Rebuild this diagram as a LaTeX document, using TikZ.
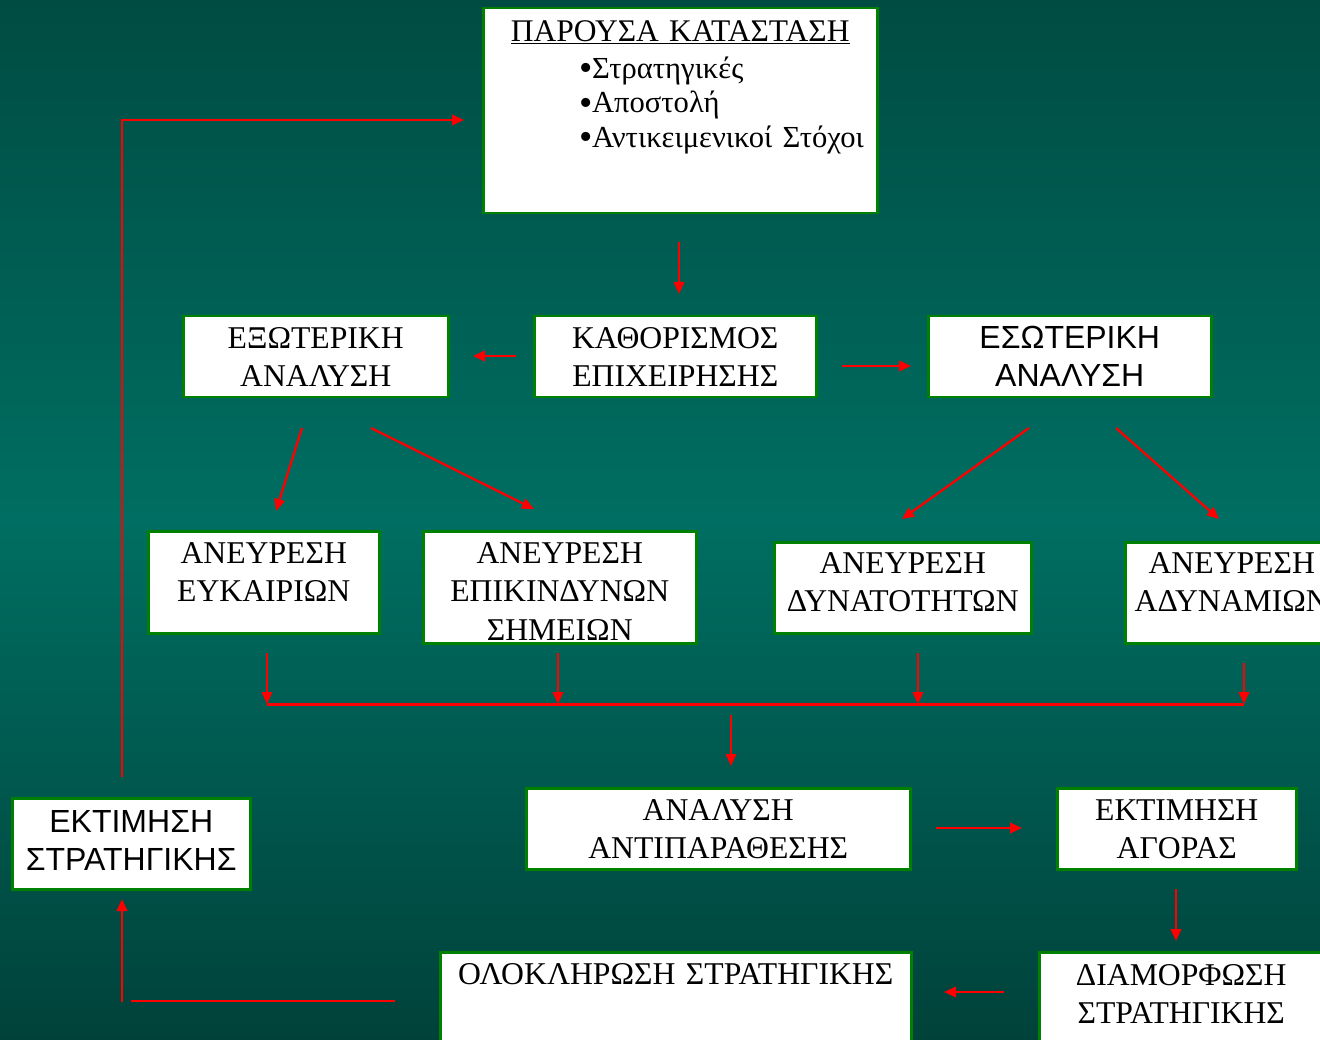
\documentclass[tikz,border=0pt]{standalone}
\usepackage{fontspec}
\setmainfont{Liberation Serif}
\newfontfamily\arialfont{Liberation Sans}
\usetikzlibrary{arrows.meta}
\definecolor{bgtop}{RGB}{0,76,66}
\definecolor{bgmid}{RGB}{0,110,98}
\definecolor{bgbot}{RGB}{0,66,58}
\definecolor{boxgreen}{RGB}{0,128,0}
\definecolor{arrred}{RGB}{255,0,0}
\newcommand\bigbul{\raisebox{-2.5pt}[0pt][0pt]{\fontsize{38}{30}\selectfont •}}
\tikzset{
  box/.style={draw=boxgreen, line width=2.5pt, fill=white, inner sep=0pt,
    anchor=north west, align=center, text=black, text height=32pt,
    font=\fontsize{31.7}{38.5}\selectfont},
  sansbox/.style={box, font=\arialfont\fontsize{32}{38}\selectfont},
  arr/.style={draw=arrred, line width=2.3pt, -{Triangle[length=12pt,width=10.5pt]}},
  joinbar/.style={draw=arrred, line width=3pt},
  redline/.style={draw=arrred, line width=2.5pt}
}
\begin{document}
\begin{tikzpicture}[x=1pt,y=-1pt]
\useasboundingbox (0,0) rectangle (1320,1040);
\clip (0,0) rectangle (1320,1040);
\shade[top color=bgtop, bottom color=bgmid] (0,0) rectangle (1320,520);
\shade[top color=bgmid, bottom color=bgbot] (0,519.5) rectangle (1320,1040);

% boxes
\node[box, text width=394pt, text depth=172pt, text height=33pt, align=left,
  font=\fontsize{30.6}{34.5}\selectfont] (pres) at (482,7)
  {\makebox[394pt]{\fontsize{31.5}{34.5}\selectfont\underline{ΠΑΡΟΥΣΑ ΚΑΤΑΣΤΑΣΗ}}\\[2.5pt]
   \hspace*{96.5pt}\bigbul\kern-1pt Στρατηγικές\\
   \hspace*{96.5pt}\bigbul\kern-1pt Αποστολή\\
   \hspace*{96.5pt}\bigbul\kern-1pt Αντικειμενικοί Στόχοι};
\node[box, text width=265pt, text depth=49pt] (ext) at (182,315) {ΕΞΩΤΕΡΙΚΗ\\ΑΝΑΛΥΣΗ};
\node[box, text width=282pt, text depth=49pt] (kath) at (533,315) {ΚΑΘΟΡΙΣΜΟΣ\\ΕΠΙΧΕΙΡΗΣΗΣ};
\node[sansbox, text width=283pt, text depth=49pt] (esw) at (927,315) {ΕΣΩΤΕΡΙΚΗ\\ΑΝΑΛΥΣΗ};
\node[box, text width=231pt, text depth=70pt] (eyk) at (147,530) {ΑΝΕΥΡΕΣΗ\\ΕΥΚΑΙΡΙΩΝ};
\node[box, text width=273pt, text depth=80pt] (epik) at (422,530) {ΑΝΕΥΡΕΣΗ\\ΕΠΙΚΙΝΔΥΝΩΝ\\ΣΗΜΕΙΩΝ};
\node[box, text width=257pt, text depth=60pt, text height=31pt] (dyn) at (773,541) {ΑΝΕΥΡΕΣΗ\\ΔΥΝΑΤΟΤΗΤΩΝ};
\node[box, text width=213pt, text depth=70pt, text height=31pt] (adyn) at (1124,541) {ΑΝΕΥΡΕΣΗ\\ΑΔΥΝΑΜΙΩΝ};
\node[box, text width=384pt, text depth=49pt] (antip) at (525,787) {ΑΝΑΛΥΣΗ\\ΑΝΤΙΠΑΡΑΘΕΣΗΣ};
\node[box, text width=239pt, text depth=49pt] (agor) at (1056,787) {ΕΚΤΙΜΗΣΗ\\ΑΓΟΡΑΣ};
\node[sansbox, text width=238pt, text depth=57pt, text height=34pt] (ektstr) at (11,797) {ΕΚΤΙΜΗΣΗ\\ΣΤΡΑΤΗΓΙΚΗΣ};
\node[box, text width=471pt, text depth=70pt] (olok) at (439,951) {ΟΛΟΚΛΗΡΩΣΗ ΣΤΡΑΤΗΓΙΚΗΣ};
\node[box, text width=284pt, text depth=70pt, text height=33pt] (diam) at (1038,951) {ΔΙΑΜΟΡΦΩΣΗ\\ΣΤΡΑΤΗΓΙΚΗΣ};

% free connector ends
\coordinate (a1s) at (679,242); \coordinate (a1e) at (679,294);
\coordinate (a2s) at (516,356); \coordinate (a2e) at (473,356);
\coordinate (a3s) at (842,366); \coordinate (a3e) at (911,366);
\coordinate (a4s) at (302,428); \coordinate (a4e) at (276,511);
\coordinate (a5s) at (371,428); \coordinate (a5e) at (534,509);
\coordinate (a6s) at (1029,428); \coordinate (a6e) at (902,519);
\coordinate (a7s) at (1116,428); \coordinate (a7e) at (1219,519);
\coordinate (v1s) at (267,653); \coordinate (v1e) at (267,704);
\coordinate (v2s) at (558,653); \coordinate (v2e) at (558,704);
\coordinate (v3s) at (918,653); \coordinate (v3e) at (918,704);
\coordinate (v4s) at (1244,663); \coordinate (v4e) at (1244,704);
\coordinate (ms) at (731,715); \coordinate (me) at (731,766);
\coordinate (a8s) at (936,828); \coordinate (a8e) at (1022,828);
\coordinate (a9s) at (1176,889); \coordinate (a9e) at (1176,941);
\coordinate (a10s) at (1004,992); \coordinate (a10e) at (944,992);
\coordinate (ls) at (395,1001); \coordinate (le) at (131,1001);
\coordinate (us) at (122,1002); \coordinate (ue) at (122,899);
\coordinate (fs) at (122,777); \coordinate (fc) at (122,120); \coordinate (fe) at (464,120);

% connectors
\draw[arr] (a1s) -- (a1e);
\draw[arr] (a2s) -- (a2e);
\draw[arr] (a3s) -- (a3e);
\draw[arr] (a4s) -- (a4e);
\draw[arr] (a5s) -- (a5e);
\draw[arr] (a6s) -- (a6e);
\draw[arr] (a7s) -- (a7e);
\draw[joinbar] (v1e) -- (v4e);
\draw[arr] (v1s) -- (v1e);
\draw[arr] (v2s) -- (v2e);
\draw[arr] (v3s) -- (v3e);
\draw[arr] (v4s) -- (v4e);
\draw[arr] (ms) -- (me);
\draw[arr] (a8s) -- (a8e);
\draw[arr] (a9s) -- (a9e);
\draw[arr] (a10s) -- (a10e);
\draw[redline] (ls) -- (le);
\draw[arr, line width=2.5pt] (us) -- (ue);
\draw[arr, line width=2.5pt] (fs) -- (fc) -- (fe);
\end{tikzpicture}
\end{document}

────

Without the pictures, transcribe the listing above exactly.

Exercise response.
Rebuild this diagram as a LaTeX document, using TikZ.
\documentclass[tikz,border=0pt]{standalone}
\usepackage{fontspec}
\setmainfont{Liberation Serif}
\newfontfamily\arialfont{Liberation Sans}
\usetikzlibrary{arrows.meta}
\definecolor{bgtop}{RGB}{0,76,66}
\definecolor{bgmid}{RGB}{0,110,98}
\definecolor{bgbot}{RGB}{0,66,58}
\definecolor{boxgreen}{RGB}{0,128,0}
\definecolor{arrred}{RGB}{255,0,0}
\newcommand\bigbul{\raisebox{-2.5pt}[0pt][0pt]{\fontsize{38}{30}\selectfont •}}
\tikzset{
  box/.style={draw=boxgreen, line width=2.5pt, fill=white, inner sep=0pt,
    anchor=north west, align=center, text=black, text height=32pt,
    font=\fontsize{31.7}{38.5}\selectfont},
  sansbox/.style={box, font=\arialfont\fontsize{32}{38}\selectfont},
  arr/.style={draw=arrred, line width=2.3pt, -{Triangle[length=12pt,width=10.5pt]}},
  joinbar/.style={draw=arrred, line width=3pt},
  redline/.style={draw=arrred, line width=2.5pt}
}
\begin{document}
\begin{tikzpicture}[x=1pt,y=-1pt]
\useasboundingbox (0,0) rectangle (1320,1040);
\clip (0,0) rectangle (1320,1040);
\shade[top color=bgtop, bottom color=bgmid] (0,0) rectangle (1320,520);
\shade[top color=bgmid, bottom color=bgbot] (0,519.5) rectangle (1320,1040);

% boxes
\node[box, text width=394pt, text depth=172pt, text height=33pt, align=left,
  font=\fontsize{30.6}{34.5}\selectfont] (pres) at (482,7)
  {\makebox[394pt]{\fontsize{31.5}{34.5}\selectfont\underline{ΠΑΡΟΥΣΑ ΚΑΤΑΣΤΑΣΗ}}\\[2.5pt]
   \hspace*{96.5pt}\bigbul\kern-1pt Στρατηγικές\\
   \hspace*{96.5pt}\bigbul\kern-1pt Αποστολή\\
   \hspace*{96.5pt}\bigbul\kern-1pt Αντικειμενικοί Στόχοι};
\node[box, text width=265pt, text depth=49pt] (ext) at (182,315) {ΕΞΩΤΕΡΙΚΗ\\ΑΝΑΛΥΣΗ};
\node[box, text width=282pt, text depth=49pt] (kath) at (533,315) {ΚΑΘΟΡΙΣΜΟΣ\\ΕΠΙΧΕΙΡΗΣΗΣ};
\node[sansbox, text width=283pt, text depth=49pt] (esw) at (927,315) {ΕΣΩΤΕΡΙΚΗ\\ΑΝΑΛΥΣΗ};
\node[box, text width=231pt, text depth=70pt] (eyk) at (147,530) {ΑΝΕΥΡΕΣΗ\\ΕΥΚΑΙΡΙΩΝ};
\node[box, text width=273pt, text depth=80pt] (epik) at (422,530) {ΑΝΕΥΡΕΣΗ\\ΕΠΙΚΙΝΔΥΝΩΝ\\ΣΗΜΕΙΩΝ};
\node[box, text width=257pt, text depth=60pt, text height=31pt] (dyn) at (773,541) {ΑΝΕΥΡΕΣΗ\\ΔΥΝΑΤΟΤΗΤΩΝ};
\node[box, text width=213pt, text depth=70pt, text height=31pt] (adyn) at (1124,541) {ΑΝΕΥΡΕΣΗ\\ΑΔΥΝΑΜΙΩΝ};
\node[box, text width=384pt, text depth=49pt] (antip) at (525,787) {ΑΝΑΛΥΣΗ\\ΑΝΤΙΠΑΡΑΘΕΣΗΣ};
\node[box, text width=239pt, text depth=49pt] (agor) at (1056,787) {ΕΚΤΙΜΗΣΗ\\ΑΓΟΡΑΣ};
\node[sansbox, text width=238pt, text depth=57pt, text height=34pt] (ektstr) at (11,797) {ΕΚΤΙΜΗΣΗ\\ΣΤΡΑΤΗΓΙΚΗΣ};
\node[box, text width=471pt, text depth=70pt] (olok) at (439,951) {ΟΛΟΚΛΗΡΩΣΗ ΣΤΡΑΤΗΓΙΚΗΣ};
\node[box, text width=284pt, text depth=70pt, text height=33pt] (diam) at (1038,951) {ΔΙΑΜΟΡΦΩΣΗ\\ΣΤΡΑΤΗΓΙΚΗΣ};

% free connector ends
\coordinate (a1s) at (679,242); \coordinate (a1e) at (679,294);
\coordinate (a2s) at (516,356); \coordinate (a2e) at (473,356);
\coordinate (a3s) at (842,366); \coordinate (a3e) at (911,366);
\coordinate (a4s) at (302,428); \coordinate (a4e) at (276,511);
\coordinate (a5s) at (371,428); \coordinate (a5e) at (534,509);
\coordinate (a6s) at (1029,428); \coordinate (a6e) at (902,519);
\coordinate (a7s) at (1116,428); \coordinate (a7e) at (1219,519);
\coordinate (v1s) at (267,653); \coordinate (v1e) at (267,704);
\coordinate (v2s) at (558,653); \coordinate (v2e) at (558,704);
\coordinate (v3s) at (918,653); \coordinate (v3e) at (918,704);
\coordinate (v4s) at (1244,663); \coordinate (v4e) at (1244,704);
\coordinate (ms) at (731,715); \coordinate (me) at (731,766);
\coordinate (a8s) at (936,828); \coordinate (a8e) at (1022,828);
\coordinate (a9s) at (1176,889); \coordinate (a9e) at (1176,941);
\coordinate (a10s) at (1004,992); \coordinate (a10e) at (944,992);
\coordinate (ls) at (395,1001); \coordinate (le) at (131,1001);
\coordinate (us) at (122,1002); \coordinate (ue) at (122,899);
\coordinate (fs) at (122,777); \coordinate (fc) at (122,120); \coordinate (fe) at (464,120);

% connectors
\draw[arr] (a1s) -- (a1e);
\draw[arr] (a2s) -- (a2e);
\draw[arr] (a3s) -- (a3e);
\draw[arr] (a4s) -- (a4e);
\draw[arr] (a5s) -- (a5e);
\draw[arr] (a6s) -- (a6e);
\draw[arr] (a7s) -- (a7e);
\draw[joinbar] (v1e) -- (v4e);
\draw[arr] (v1s) -- (v1e);
\draw[arr] (v2s) -- (v2e);
\draw[arr] (v3s) -- (v3e);
\draw[arr] (v4s) -- (v4e);
\draw[arr] (ms) -- (me);
\draw[arr] (a8s) -- (a8e);
\draw[arr] (a9s) -- (a9e);
\draw[arr] (a10s) -- (a10e);
\draw[redline] (ls) -- (le);
\draw[arr, line width=2.5pt] (us) -- (ue);
\draw[arr, line width=2.5pt] (fs) -- (fc) -- (fe);
\end{tikzpicture}
\end{document}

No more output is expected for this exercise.